To be successful in utilizing predictive modeling for demand forecasting, it is important that organizations align on the key metrics or drivers to be tracked, and the data utilized is free from any biased overrides. A predictive model is only as good as the data used to power it; therefore, it is imperative to source information that is clean and relevant. Additionally, management teams should not override data with gut feelings derived from prior experience.

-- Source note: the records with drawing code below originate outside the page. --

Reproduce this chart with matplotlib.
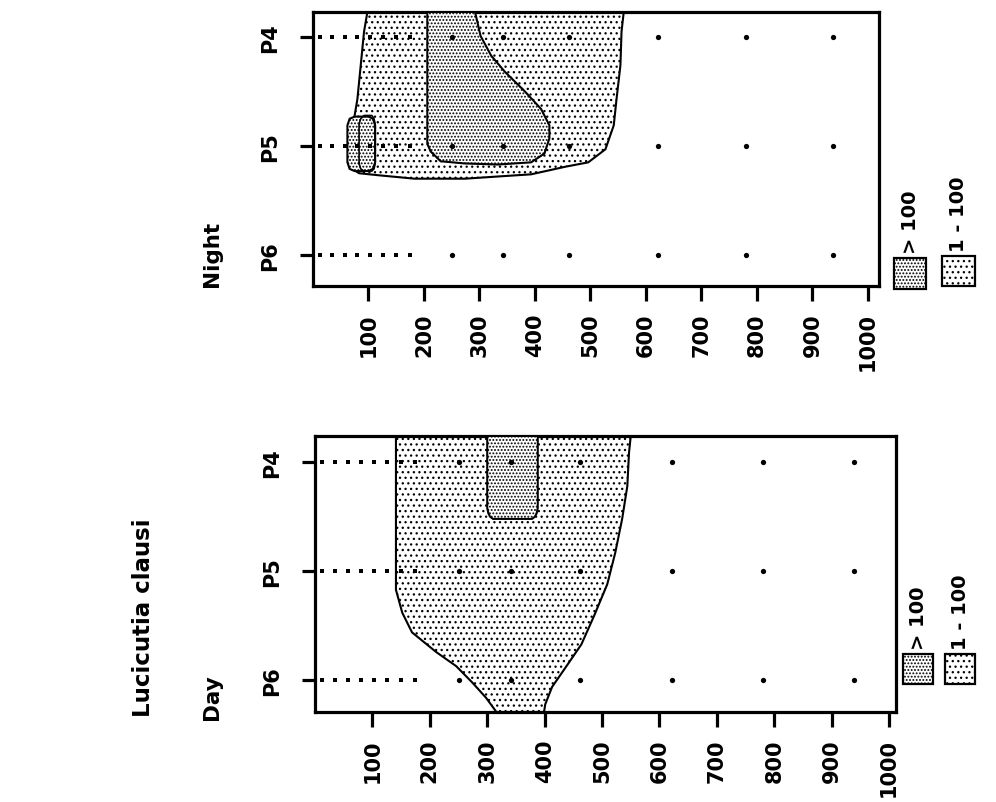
import matplotlib
matplotlib.use('Agg')
import matplotlib.pyplot as plt
from matplotlib.patches import Rectangle

W, H = 996, 803
plt.rcParams['font.family'] = ['DejaVu Sans']
plt.rcParams['font.weight'] = 'bold'
plt.rcParams['hatch.linewidth'] = 0.9

# ---------------- data ----------------
species = 'Lucicutia clausi'
stations = ['P6', 'P5', 'P4']
station_pos = [0, 1, 2]
depth_ticks = [100, 200, 300, 400, 500, 600, 700, 800, 900, 1000]
shallow_depths = [13, 35, 57, 80, 103, 126, 150, 174]
deep_depths = [250, 342, 462, 621, 780, 938]
legend_labels = ['> 100', '1 - 100']

# Day: 1-100 contour (depth, station position)
day_low_d = [141, 141, 152, 169, 211, 246, 274, 298, 316,
             399, 401, 413, 438, 464, 486, 509, 523, 535, 544, 547, 550]
day_low_s = [2.24, 0.83, 0.62, 0.44, 0.26, 0.13, -0.02, -0.16, -0.29,
             -0.29, -0.22, -0.06, 0.13, 0.33, 0.59, 0.88, 1.17, 1.48, 1.78, 2.09, 2.24]
# Day: >100 contour
day_high_d = [300, 300, 302, 305, 310, 378, 383, 386, 388, 388]
day_high_s = [2.24, 1.58, 1.53, 1.50, 1.48, 1.48, 1.50, 1.53, 1.58, 2.24]

# Night: 1-100 contour
night_low_d = [98, 92, 86, 80, 74, 69, 65, 71, 83, 121, 183, 274, 333, 393,
               455, 496, 527, 542, 547, 554, 556, 560]
night_low_s = [2.23, 2.05, 1.74, 1.43, 1.25, 1.11, 0.88, 0.79, 0.75, 0.73, 0.70,
               0.70, 0.72, 0.74, 0.81, 0.85, 0.97, 1.19, 1.43, 1.74, 2.05, 2.23]
# Night: >100 contours
night_high_d = [206, 206, 212, 230, 273, 333, 393, 417, 426, 426, 411, 382,
                346, 321, 302, 292]
night_high_s = [2.23, 1.02, 0.95, 0.86, 0.84, 0.83, 0.85, 0.93, 1.07, 1.19,
                1.34, 1.50, 1.68, 1.83, 2.01, 2.23]
night_patch_d = [62, 62, 66, 75, 100, 108, 112, 112, 108, 100, 75, 66]
night_patch_s = [0.85, 1.19, 1.25, 1.27, 1.27, 1.25, 1.19, 0.85, 0.79, 0.77, 0.77, 0.79]
night_inner_d = [83, 83, 86, 92, 106, 110, 112, 112, 110, 106, 92, 86]
night_inner_s = [0.84, 1.20, 1.25, 1.28, 1.28, 1.25, 1.20, 0.84, 0.79, 0.77, 0.77, 0.79]

HATCH_LOW = '...'
HATCH_HIGH = '.....'


def fx(px):
    return px / W


def fy(py):
    return 1 - py / H


fig = plt.figure(figsize=(W / 100, H / 100), dpi=100)
fig.patch.set_facecolor('white')


def make_axes(x0, x1, y0, y1, xmax, ylim):
    ax = fig.add_axes([fx(x0), fy(y1), fx(x1) - fx(x0), fy(y0) - fy(y1)])
    ax.set_xlim(0, xmax)
    ax.set_ylim(*ylim)
    for sp in ax.spines.values():
        sp.set_linewidth(2.3)
    ax.set_xticks(depth_ticks)
    ax.set_xticklabels([str(t) for t in depth_ticks], rotation=90,
                       fontsize=15, fontweight='bold')
    ax.set_yticks(station_pos)
    ax.set_yticklabels(stations, rotation=90, va='center',
                       fontsize=15, fontweight='bold')
    ax.tick_params(axis='x', direction='out', length=11, width=2.3, pad=8)
    ax.tick_params(axis='y', direction='out', length=9.5, width=2.3, pad=14)
    return ax


def draw_samples(ax):
    for s in station_pos:
        ax.plot(shallow_depths, [s] * len(shallow_depths), ls='none',
                marker='s', ms=3.0, color='black', mew=0, zorder=6)
        ax.plot(deep_depths, [s] * len(deep_depths), ls='none',
                marker='o', ms=3.8, color='black', mew=0, zorder=6)


def region(ax, d, s, hatch, z):
    ax.fill(d, s, facecolor='white', edgecolor='black', linewidth=1.5,
            hatch=hatch, zorder=z)


# ---------------- Day ----------------
ax_d = make_axes(315, 896, 437, 713, 1012, (-0.29, 2.24))
region(ax_d, day_low_d, day_low_s, HATCH_LOW, 2)
region(ax_d, day_high_d, day_high_s, HATCH_HIGH, 3)
draw_samples(ax_d)

# ---------------- Night ----------------
ax_n = make_axes(313, 879, 13, 287, 1020, (-0.285, 2.23))
region(ax_n, night_low_d, night_low_s, HATCH_LOW, 2)
region(ax_n, night_high_d, night_high_s, HATCH_HIGH, 3)
region(ax_n, night_patch_d, night_patch_s, HATCH_HIGH, 4)
ax_n.plot(night_inner_d + night_inner_d[:1], night_inner_s + night_inner_s[:1],
          color='black', lw=1.2, zorder=5)
draw_samples(ax_n)

# ---------------- titles ----------------
fig.text(fx(143), fy(717), species, rotation=90, ha='center', va='bottom',
         fontsize=16.5, fontweight='bold')
fig.text(fx(212), fy(720), 'Day', rotation=90, ha='center', va='bottom',
         fontsize=15.5, fontweight='bold')
fig.text(fx(212), fy(287), 'Night', rotation=90, ha='center', va='bottom',
         fontsize=15.5, fontweight='bold')


# ---------------- legends ----------------
def legend(boxes):
    hatches = [HATCH_HIGH, HATCH_LOW]
    for (x0, x1, y0, y1), lab, h in zip(boxes, legend_labels, hatches):
        fig.patches.append(Rectangle((fx(x0), fy(y1)), fx(x1) - fx(x0),
                                     fy(y0) - fy(y1), transform=fig.transFigure,
                                     facecolor='white', edgecolor='black',
                                     linewidth=1.6, hatch=h))
        fig.text(fx((x0 + x1) / 2), fy(y0 - 5), lab, rotation=90, ha='center',
                 va='bottom', fontsize=14, fontweight='bold')


legend([(894, 926, 259, 290), (942, 975, 257, 287)])
legend([(903, 933, 655, 685), (945, 975, 655, 685)])

fig.savefig('out.png', dpi=100, facecolor='white')
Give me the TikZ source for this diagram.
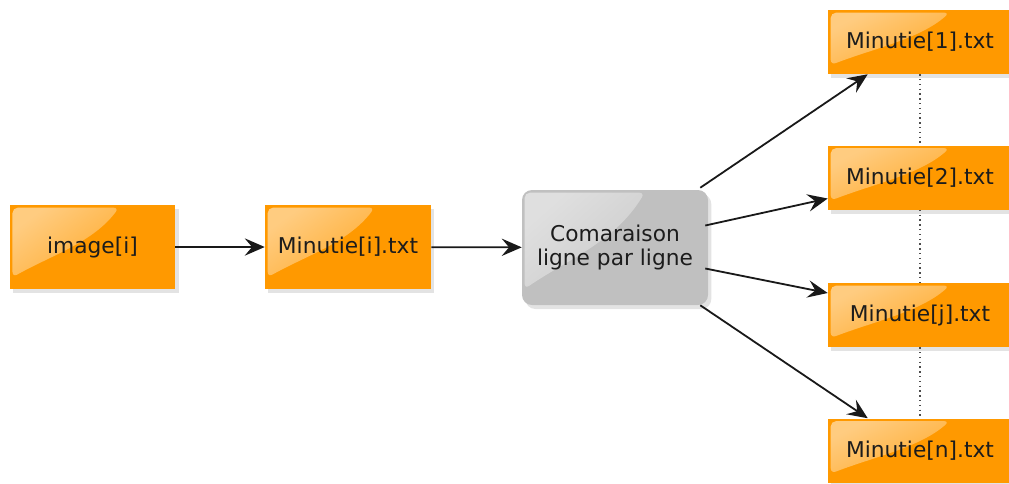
\documentclass[tikz,border=0pt]{standalone}
\usepackage{fontspec}
\setmainfont{DejaVu Sans}
\usetikzlibrary{arrows.meta,calc,shadows,fadings}
\definecolor{boxorange}{RGB}{255,153,0}
\definecolor{boxgray}{RGB}{192,192,192}
\definecolor{txtcol}{RGB}{28,28,28}
\tikzfading[name=glossfade, left color=transparent!50, right color=transparent!95]
\tikzset{
  gloss/.style={path picture={
    \fill[white, path fading=glossfade, fading angle=-35, rounded corners=4pt]
      let \p1=(path picture bounding box.north west), \p2=(path picture bounding box.south east) in
      (\x1+2pt,\y1-2pt) -- ({\x1+0.66*(\x2-\x1)},\y1-2pt)
      .. controls ({\x1+0.5*(\x2-\x1)},{\y1-0.45*(\y1-\y2)}) and ({\x1+0.25*(\x2-\x1)},{\y1-0.6*(\y1-\y2)}) ..
      (\x1+2pt,{\y1-0.86*(\y1-\y2)}) -- cycle;
  }},
  basebox/.style={draw=none, text=txtcol, inner sep=0pt, align=center,
    font=\fontsize{16.3pt}{19pt}\selectfont,
    drop shadow={opacity=0.22, shadow xshift=2.5pt, shadow yshift=-3pt}, gloss},
  filebox/.style={basebox, fill=boxorange, minimum height=48pt},
  leftbox/.style={basebox, fill=boxorange, minimum width=124pt, minimum height=63pt},
  cmpbox/.style={basebox, fill=boxgray, rounded corners=7.5pt, minimum width=139.5pt, minimum height=86.25pt},
  arr/.style={-{Stealth[length=15pt, width=13pt, inset=5.5pt]}, line width=1.35pt, black!90},
  dotline/.style={line width=1pt, dash pattern=on 1pt off 2.6pt, black!70}
}
\begin{document}
\begin{tikzpicture}[x=0.75pt, y=-0.75pt]
\useasboundingbox (0,0) rectangle (1009,483);
\node[leftbox] (img) at (92.5,247) {image[i]};
\node[leftbox, minimum width=124.5pt] (mi) at (348,247) {Minutie[i].txt};
\node[cmpbox] (cmp) at (615,247.5) {Comaraison\\[-1pt]ligne par ligne};
\node[filebox, minimum width=138pt] (m1) at (920,42) {Minutie[1].txt};
\node[filebox, minimum width=138pt] (m2) at (920,177.5) {Minutie[2].txt};
\node[filebox, minimum width=138pt] (mj) at (920,315) {Minutie[j].txt};
\node[filebox, minimum width=138pt] (mn) at (920,450.5) {Minutie[n].txt};
\draw[dotline] (m1) -- (m2);
\draw[dotline] (m2) -- (mj);
\draw[dotline] (mj) -- (mn);
\draw[arr] (img) -- (mi);
\draw[arr] (mi) -- (cmp);
\draw[arr] ($(cmp.north east)+(-8,-2)$) -- ($(m1.south west)+(40,0)$);
\draw[arr] ($(cmp.east)+(-3,-22)$) -- ($(m2.west)+(0,21)$);
\draw[arr] ($(cmp.east)+(-3,21)$) -- ($(mj.west)+(0,-22)$);
\draw[arr] ($(cmp.south east)+(-8,0)$) -- ($(mn.north west)+(40,0)$);
\end{tikzpicture}
\end{document}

This can lead to inaccuracies, less informed decisions, or the inability to react to change in a timely manner.

Predictive models, coupled with flexible technology and upskilled talent to analyze the data, enable finance teams to quantify supply chain risks and identify short- and long-term trends associated with meeting projected product demand and financial targets.

Informing Strategic Business Decisions

In Protiviti’s global finance trends survey, scenario planning was cited as the No. 1 methodology for managing the current supply chain challenges. This management tool helps business leaders identify catalysts that could affect business, predict potential impacts and outcomes, and evaluate what actions the company might want to take to address the risk.

Imagine that a manufacturer is focused on meeting higher demand for a premium product but discovers that a key raw material may not be available. It may want to run a number of scenarios, such as producing less of the lower-tier products, discontinuing an underperforming product to free up the material, or considering a substitution for the material. In each of these scenarios, the company will need to determine the impact on margins, as well as the costs related to changes in the production schedule, sales and marketing plan adjustments, and potential impact on customer satisfaction. Scenario planning is not just a financial exercise, and it requires collaboration across functions to ensure all factors are evaluated and the potential actions are adequately assessed. Based on an assessment of the impacts of each scenario, action plans may be developed.

Ultimately, scenario planning enables business leaders to quickly and decisively manage risk. Envisioning potential future events can also provide boards with insights to risks and a framework for more timely and effective decisions to address supply chain risks, the related impact on financials and financial forecasts, and business growth drivers that may be affected.

Incorporating Impacts Into Rolling Forecasts

Although organizations have had the luxury of creating financial forecasts on a quarterly basis in the past, volatile conditions today require more frequent forecasts to assess emerging or immediate supply chain risks and opportunities. This is echoed in Protiviti’s global finance trends survey, which indicated that many companies are now forecasting on a more frequent basis. The pandemic has provided a catalyst for many companies to change their forecasting approach to a more continuous rolling forecast model.

When establishing a rolling forecast, companies must assess the adequacy of their technology, cross-functional organizational capabilities and the necessary changes to be made to processes and inputs. A rolling 12 months is generally a good time frame to begin with — it is flexible enough to consider the long term, yet it still enables organizations to act in the short term. Leveraging advanced analytics and predictive capabilities, as well as scenario analysis, will further enable this process. Once scenarios are built, companies can evaluate whether and how their predictions will trigger an adjustment to financial forecasts.

New Normal

While the past two years of turmoil could be considered a temporary hiccup in decades of orderly supply chain functionality, organizations should prepare for ongoing disruptions for the foreseeable future. In this climate of growing global economic and geopolitical uncertainty, businesses have less control over any number of variables that influence the supply chain. But by remaining nimble, utilizing scenario planning and more frequent rolling forecasts, finance functions can mitigate supply chain risk and drive more timely and informed business decisions.